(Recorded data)
- - -

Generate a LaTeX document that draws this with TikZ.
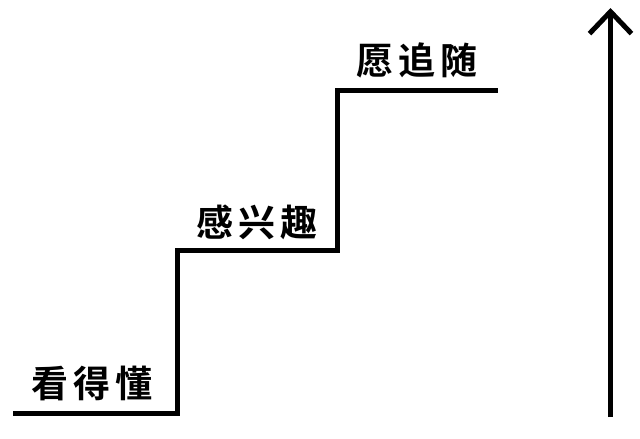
\documentclass[tikz,border=0pt]{standalone}
\usepackage{fontspec}
\newfontfamily\cjk{Noto Sans CJK SC}[BoldFont={* Bold}]
\usetikzlibrary{arrows.meta}
\newcommand{\gapk}{\kern5pt}
\begin{document}
\begin{tikzpicture}[x=1pt,y=-1pt,
  stair/.style={line width=5pt,line join=miter},
  label/.style={font=\cjk\bfseries\fontsize{37}{40}\selectfont,inner sep=0pt},
  uparrow/.style={line width=5pt,-{Straight Barb[length=22pt,width=42pt,line width=5pt]}}]
\useasboundingbox (0,0) rectangle (640,439);
\draw[stair] (13,413) -- (177.5,413) -- (177.5,250.5) -- (337.5,250.5) -- (337.5,90.5) -- (498,90.5);
\node[label] (s1) at (92,383) {看\gapk 得\gapk 懂};
\node[label] (s2) at (257,222) {感\gapk 兴\gapk 趣};
\node[label] (s3) at (417,60) {愿\gapk 追\gapk 随};
\coordinate (abot) at (610.5,417);
\coordinate (atop) at (610.5,8);
\draw[uparrow] (abot) -- (atop);
\end{tikzpicture}
\end{document}
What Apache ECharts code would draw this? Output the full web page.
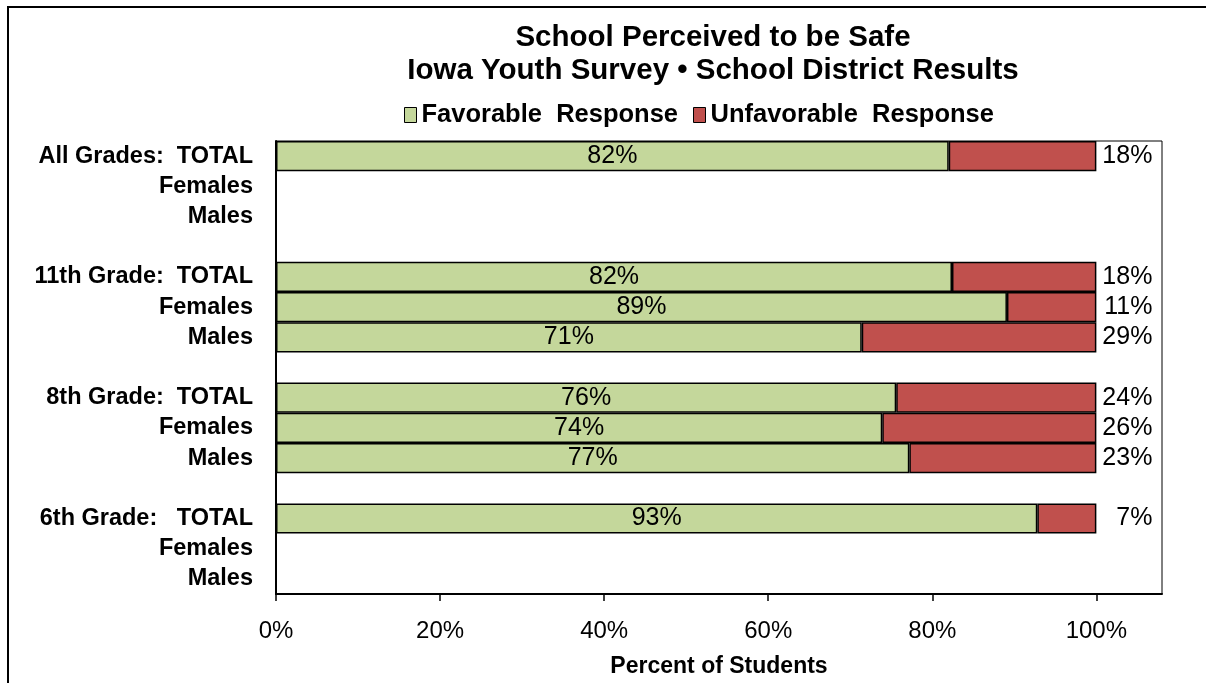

- - -

_Exercise prompt_:
Copy every entry word for word, but omit the pictures.

_Response for this exercise_:
Generate a LaTeX document that draws this with TikZ.
\documentclass[tikz,border=0pt]{standalone}
\usepackage{fontspec}
\newfontfamily\cjk{Noto Sans CJK SC}[BoldFont={* Bold}]
\usetikzlibrary{arrows.meta}
\newcommand{\gapk}{\kern5pt}
\begin{document}
\begin{tikzpicture}[x=1pt,y=-1pt,
  stair/.style={line width=5pt,line join=miter},
  label/.style={font=\cjk\bfseries\fontsize{37}{40}\selectfont,inner sep=0pt},
  uparrow/.style={line width=5pt,-{Straight Barb[length=22pt,width=42pt,line width=5pt]}}]
\useasboundingbox (0,0) rectangle (640,439);
\draw[stair] (13,413) -- (177.5,413) -- (177.5,250.5) -- (337.5,250.5) -- (337.5,90.5) -- (498,90.5);
\node[label] (s1) at (92,383) {看\gapk 得\gapk 懂};
\node[label] (s2) at (257,222) {感\gapk 兴\gapk 趣};
\node[label] (s3) at (417,60) {愿\gapk 追\gapk 随};
\coordinate (abot) at (610.5,417);
\coordinate (atop) at (610.5,8);
\draw[uparrow] (abot) -- (atop);
\end{tikzpicture}
\end{document}
What Apache ECharts code would draw this? Output the full web page.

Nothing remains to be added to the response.